The Davis standard's value lies in its objectivity. Under a subjective definition of harassment, students and faculty may be punished for protected speech depending on the particular sensibilities of a given student or administrator, allowing for the censorship of art, poetry, satire, debate, dissent, scholarship, and much more. In contrast, Davis' "reasonable person" standard gives the First Amendment requisite breathing room, prohibiting harassment while ensuring that students and faculty won't be punished for reading a book with the "wrong" cover, teaching a class on the "wrong" subject, writing articles expressing the "wrong" viewpoint, or criticizing an administrator using the "wrong" words. 

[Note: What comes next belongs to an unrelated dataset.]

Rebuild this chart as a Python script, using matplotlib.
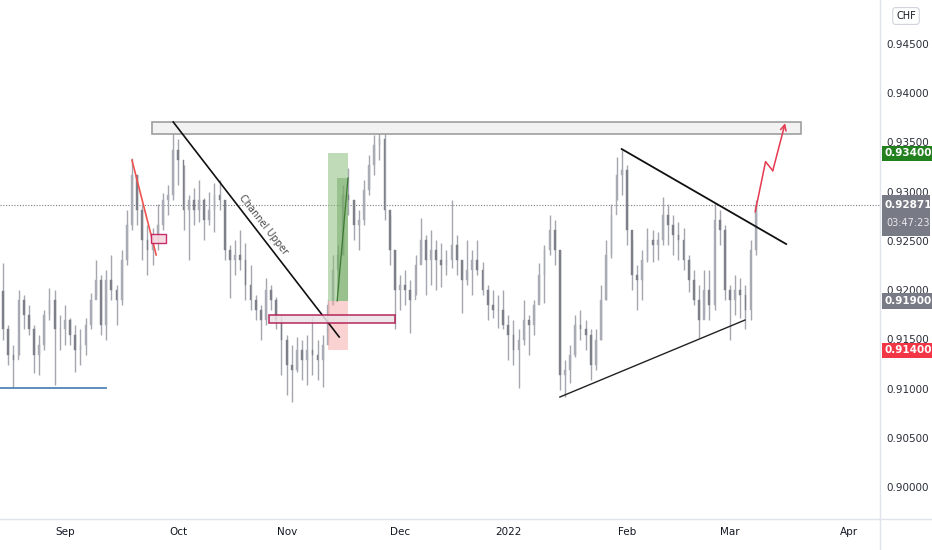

Disappointingly, May and Shen suggest that while "[f]ree speech is a valued right," FIRE's work in defense of the First Amendment serves to benefit "just the select few." This is frustrating for several reasons. First, FIRE is proudly nonpartisan. We stand ready to defend free expression from across the ideological spectrum. For example, in just the past few months, we have defended the rights of the Feminist Alliance and the Gay-Straight Student Union to protest Representative Paul Ryan at Christopher Newport University in Virginia; the right of a libertarian student to criticize both President Barack Obama and Governor Mitt Romney via a dorm room poster; the right of students at North Carolina State University to engage in "uncivil" speech"; and the right of students and faculty in the University of California system to criticize either side of the Israeli-Palestinian conflict. FIRE's consistent and principled defense of freedom of expression on campus protects all students, not "just the select few." 

But perhaps more disappointing is May and Shen's implicit argument that defending the First Amendment and freedom of expression serves to benefit "just the select few," rather than every student and every American. This suggestion betrays a sadly meager conception of the essentiality of free speech for advancing the civil rights of all Americans, both historically and moving forward as a nation. The civil rights advances that have driven the country towards the more perfect union our Constitution anticipates have all relied on the First Amendment's protections for their progress. As the Reverend Dr. Martin Luther King, Jr. memorably said, "the greatness of America is the right to protest for rights." It is precisely this First Amendment protection for "the peaceful expression of unpopular views" that the Supreme Court cited in 1963 when deciding Edwards v. South Carolina, protecting the right of African-American high school and college students to carry signs reading "Down with segregation." 

Edwards may seem a far cry from the college campus, but it isn't; the underlying principle is one and the same. In fact, the Supreme Court has repeatedly emphasized the dynamic link between free speech on campus and the health of our modern liberal democracy. In defending the First Amendment right of Marxist professor Paul Sweezy in 1957's Sweezy v. New Hampshire, the Court wrote: 

The essentiality of freedom in the community of American universities is almost self-evident. No one should underestimate the vital role in a democracy that is played by those who guide and train our youth. To impose any strait jacket upon the intellectual leaders in our colleges and universities would imperil the future of our Nation... Teachers and students must always remain free to inquire, to study and to evaluate, to gain new maturity and understanding; otherwise our civilization will stagnate and die. 

Illiberal speech codes—like free speech zones, civility oaths, and broad, vague harassment policies—threaten our democracy by miseducating today's students about the importance of free speech, even for those ideas and speakers that offend us. Properly defined, harassment is not protected by the First Amendment. But in our pluralistic, diverse democracy, we must all remember that there is no "right not to be offended" under the First Amendment. Instead of censorship, the answer to offensive speech must always be more speech—to holler back.